The briefing took place at PG&E’s Wildfire Command Center in San Ramon, Calif., where company leaders track daily progress in key areas such as electric system hardening, miles of power lines cleared of vegetation and trees, equipment inspections, weather status, and future risk-reduction work plans.

“We are encouraging investors from around the world to deploy their capital in California to reimagine and rebuild our energy system to make it safer and more reliable. As we are seeing with California’s current drought-fueled wildfires, we are in a war on climate change, and investment capital is one of the necessary tools in our arsenal to deliver the energy system that our hometowns deserve,” Patti Poppe, CEO of PG&E Corporation, said.

PG&E invests roughly $7.5 billion in its electric, gas, and generation infrastructure each year. About $5 billion of that comes from income from customers, so the company must secure an additional $2.5 billion from non-customer financial sources like investors. Those outside investments are needed to fund accelerated risk reduction and safety improvements, reliability upgrades, and clean energy assets.

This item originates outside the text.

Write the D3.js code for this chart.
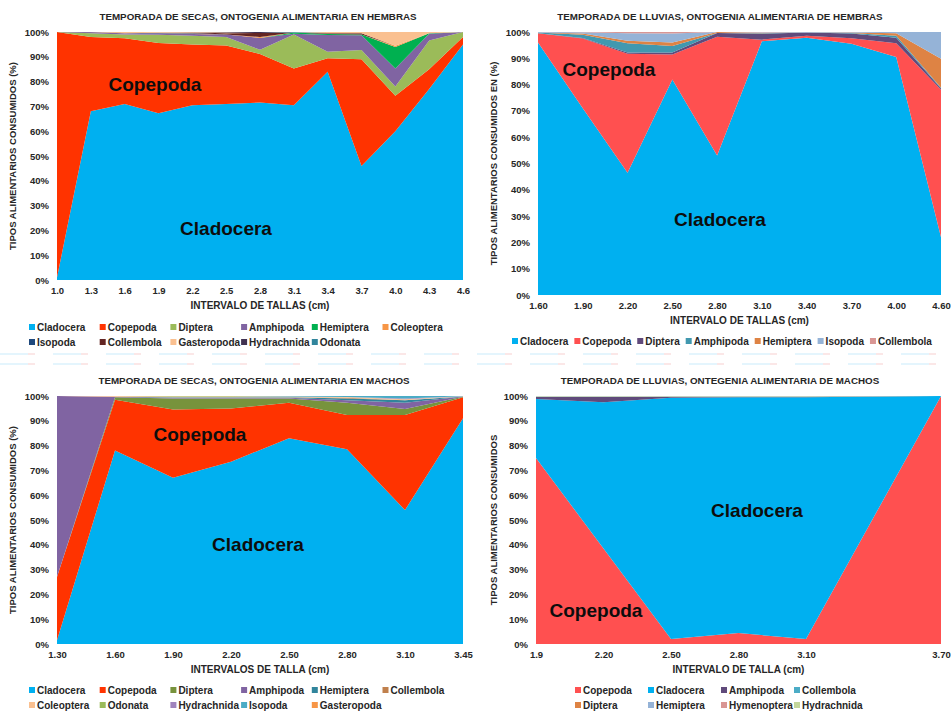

Recently, PG&E announced an initiative to expand the undergrounding of electric distribution power lines in High Fire Threat Districts (HFTDs). The multi-year initiative calls for undergrounding approximately 10,000 miles of power lines. It is part of an ongoing effort to mitigate the damage and occurrence of wildfires. Other efforts include installing stronger poles and covered power lines; deploying remote grids and community microgrids; targeted sectionalizing and grid reconfiguration; investing in centralized data analytics to reduce risk; conducting enhanced vegetation management; and scaling the deployment of emerging technologies to proactively mitigate wildfire risk.